1.) There are characters that IDNA maps from a single character in a script to multiple characters in multiple scripts.
// these seem tame since Common is just a bag of junk
[0140:Latin] is mapped to [6C:Latin][B7:Common]
[32C7:Common] is mapped to [0038:Common][6708:Han]
// this is weird
[33A5:Common] is mapped to [03BC:Greek][6D:Latin]
2.) There are characters that NFC maps from one script to another.
[1FEF:Greek] is normalized to [60:Common]
This just means the input scripts can be different from the NFC’d scripts and different from the output (normalized) scripts.
The most likely place you’d implement script-based restrictions is on the output, but there might be situations where you enter a Greek-only name, it gets transformed into Greek+Something during NFC/normalization, and then fails the single-script requirement for a non-obvious reason.

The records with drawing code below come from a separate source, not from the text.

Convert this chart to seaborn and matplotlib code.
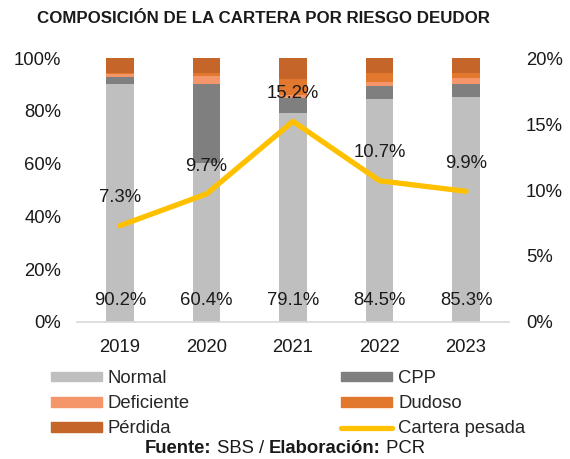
import numpy as np
import matplotlib
matplotlib.use("Agg")
import matplotlib.pyplot as plt
import seaborn as sns
from matplotlib.patches import Patch
from matplotlib.lines import Line2D
from matplotlib.ticker import FuncFormatter
from matplotlib.offsetbox import TextArea, HPacker, AnchoredOffsetbox

# data (share of portfolio, %)
years = ["2019", "2020", "2021", "2022", "2023"]
normal = [90.2, 60.4, 79.1, 84.5, 85.3]
cpp = [2.6, 29.9, 5.7, 4.8, 4.8]
deficiente = [1.1, 2.7, 1.2, 1.5, 2.5]
dudoso = [0.6, 1.3, 6.2, 3.5, 1.6]
perdida = [5.5, 5.7, 7.8, 5.7, 5.8]
cartera_pesada = [7.3, 9.7, 15.2, 10.7, 9.9]

series = [
    ("Normal", normal, "#BFBFBF"),
    ("CPP", cpp, "#7F7F7F"),
    ("Deficiente", deficiente, "#F4956A"),
    ("Dudoso", dudoso, "#E2772E"),
    ("Pérdida", perdida, "#C5652A"),
]
line_color = "#FFC000"
txt_color = "#1a1a1a"

sns.set_style("white")
plt.rcParams["font.family"] = ["Liberation Sans", "DejaVu Sans"]
fs = 13.3

fig = plt.figure(figsize=(5.7, 4.59), dpi=100)
ax = fig.add_axes([0.1346, 0.2985, 0.7589, 0.5751])

bottom = np.zeros(len(years))
for name, vals, color in series:
    vals = np.array(vals)
    sns.barplot(x=years, y=vals, bottom=bottom, color=color, width=0.32,
                ax=ax, saturation=1, linewidth=0)
    bottom += vals

for i, v in enumerate(normal):
    ax.text(i, 8, f"{v:.1f}%", ha="center", va="center", fontsize=fs, color=txt_color)

ax.set_ylim(0, 100)
ax.set_yticks(np.arange(0, 101, 20))
ax.yaxis.set_major_formatter(FuncFormatter(lambda v, p: f"{v:.0f}%"))
ax.set_xlabel("")
ax.set_ylabel("")
ax.tick_params(axis="y", labelsize=fs, colors=txt_color, length=0, pad=11)
ax.tick_params(axis="x", labelsize=fs, colors=txt_color, length=0, pad=12)
for s in ["top", "right", "left"]:
    ax.spines[s].set_visible(False)
ax.spines["bottom"].set_color("#D9D9D9")
ax.spines["bottom"].set_linewidth(1.2)

ax2 = ax.twinx()
x_pos = np.arange(len(years))
sns.lineplot(x=x_pos, y=cartera_pesada, ax=ax2, color=line_color, linewidth=3.8,
             solid_capstyle="round")
ax2.set_ylim(0, 20)
ax2.set_yticks(np.arange(0, 21, 5))
ax2.yaxis.set_major_formatter(FuncFormatter(lambda v, p: f"{v:.0f}%"))
ax2.tick_params(axis="y", labelsize=fs, colors=txt_color, length=0, pad=12)
for s in ["top", "right", "left", "bottom"]:
    ax2.spines[s].set_visible(False)
ax2.set_ylabel("")
for i, v in enumerate(cartera_pesada):
    ax2.annotate(f"{v:.1f}%", (i, v), xytext=(0, 20), textcoords="offset points",
                 ha="center", va="center", fontsize=fs, color=txt_color)
ax.set_xlim(-0.5, 4.5)

fig.text(0.462, 0.959, "COMPOSICIÓN DE LA CARTERA POR RIESGO DEUDOR", ha="center",
         va="center", fontsize=12.2, fontweight="bold", color=txt_color)

handles = [
    Patch(color=series[0][2], label="Normal"),
    Patch(color=series[2][2], label="Deficiente"),
    Patch(color=series[4][2], label="Pérdida"),
    Patch(color=series[1][2], label="CPP"),
    Patch(color=series[3][2], label="Dudoso"),
    Line2D([], [], color=line_color, linewidth=3.8, solid_capstyle="round",
           label="Cartera pesada"),
]
fig.legend(handles=handles, ncol=2, loc="upper left", bbox_to_anchor=(0.089, 0.1935),
           frameon=False, fontsize=fs, handlelength=2.76, handleheight=0.43,
           handletextpad=0.32, labelspacing=0.44, columnspacing=8.2,
           borderpad=0, borderaxespad=0)

# source line with mixed bold / regular
parts = [("Fuente:", "bold"), (" SBS / ", "normal"), ("Elaboración:", "bold"), (" PCR", "normal")]
boxes = [TextArea(t, textprops=dict(fontsize=fs, fontweight=w, color=txt_color))
         for t, w in parts]
packer = HPacker(children=boxes, align="baseline", pad=0, sep=0)
src = AnchoredOffsetbox(loc="center", child=packer, frameon=False, pad=0,
                        bbox_to_anchor=(0.5, 0.022), bbox_transform=fig.transFigure,
                        borderpad=0)
fig.add_artist(src)

fig.savefig("out.png", dpi=100)
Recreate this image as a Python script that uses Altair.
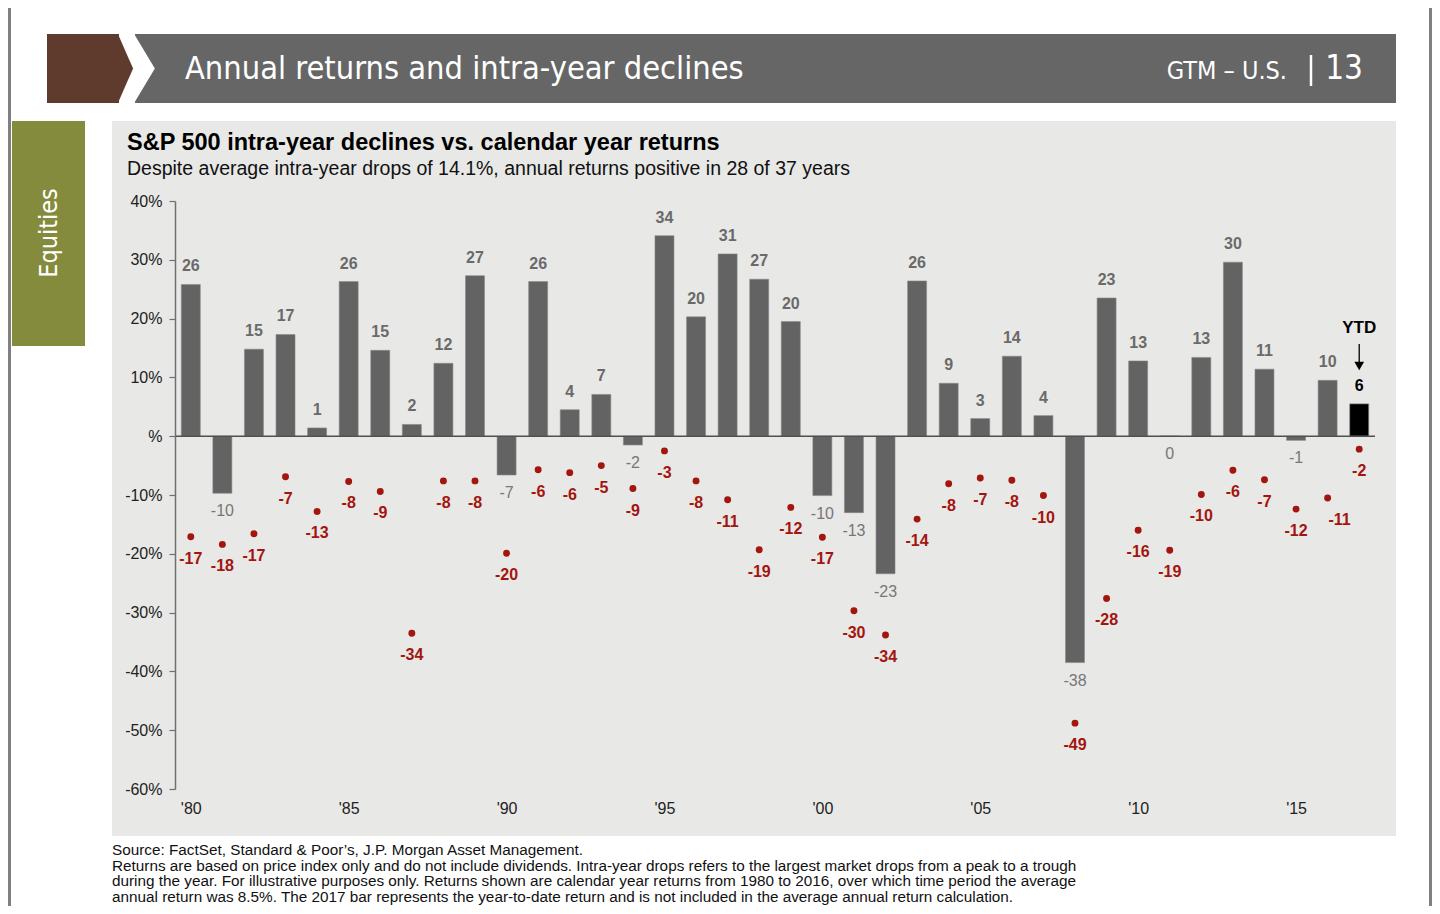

I can take all registered labels, find the valid normalized names, choose the names that span a single script, and see how many contain characters that have normalizable confusables with other characters in that same script.
There appears to be very few names that aren’t confusable in some way even when you require that the input is a single scripts.
Single Script
# pure = number of labels that only use the specified script
# safe = number of pure labels where no character has a confusable
{
Latin: { pure: 489067, safe: 7},
Han: { pure: 1063, safe: 266},
Common: { pure: 8071, safe: 4819},
Thai: { pure: 25, safe: 4},
Arabic: { pure: 127, safe: 0},
Cyrillic: { pure: 277, safe: 89},
Devanagari: { pure: 18, safe: 10},
Greek: { pure: 24, safe: 8},
Hebrew: { pure: 22, safe: 0},
Canadian_Aboriginal: { pure: 1, safe: 0},
Tibetan: { pure: 4, safe: 0},
Tamil: { pure: 2, safe: 0}
}
The following scripts have no registered names with same-script confusables:
{
Katakana: { pure: 60, safe: 60},
Egyptian_Hieroglyphs: { pure: 43, safe: 43},
Hangul: { pure: 211, safe: 211},
Ethiopic: { pure: 4, safe: 4},
Hiragana: { pure: 18, safe: 18},
Runic: { pure: 2, safe: 2},
Gurmukhi: { pure: 2, safe: 2},
Georgian: { pure: 1, safe: 1},
Lisu: { pure: 1, safe: 1},
Vai: { pure: 1, safe: 1},
Phoenician: { pure: 1, safe: 1},
Old_Italic: { pure: 1, safe: 1},
Lao: { pure: 1, safe: 1}
}
Single Script + Common
{
Latin: { pure: 538776, safe: 13 },
Han: { pure: 1105, safe: 299 },
Common: { pure: 8071, safe: 4922 },
Thai: { pure: 25, safe: 4 },
Arabic: { pure: 132, safe: 1 },
Inherited: { pure: 1870, safe: 1870 },
Hangul: { pure: 214, safe: 214 },
Katakana: { pure: 114, safe: 114 },
Cyrillic: { pure: 283, safe: 90 },
Devanagari: { pure: 19, safe: 10 },
Greek: { pure: 26, safe: 9 },
Egyptian_Hieroglyphs: { pure: 43, safe: 43 },
Runic: { pure: 3, safe: 3 },
Ethiopic: { pure: 4, safe: 4 },
Hebrew: { pure: 22, safe: 0 },
Hiragana: { pure: 21, safe: 21 },
Coptic: { pure: 1, safe: 1 },
Canadian_Aboriginal: { pure: 1, safe: 0 },
Gurmukhi: { pure: 2, safe: 2 },
Georgian: { pure: 1, safe: 1 },
Tibetan: { pure: 4, safe: 0 },
Lisu: { pure: 1, safe: 1 },
Tamil: { pure: 2, safe: 2 },
Vai: { pure: 1, safe: 1 },
undefined: { pure: 1, safe: 1 },
Phoenician: { pure: 1, safe: 1 },
Old_Italic: { pure: 1, safe: 1 },
Lao: { pure: 1, safe: 1 }
}
I’ll try this again with a more relaxed set of confusables.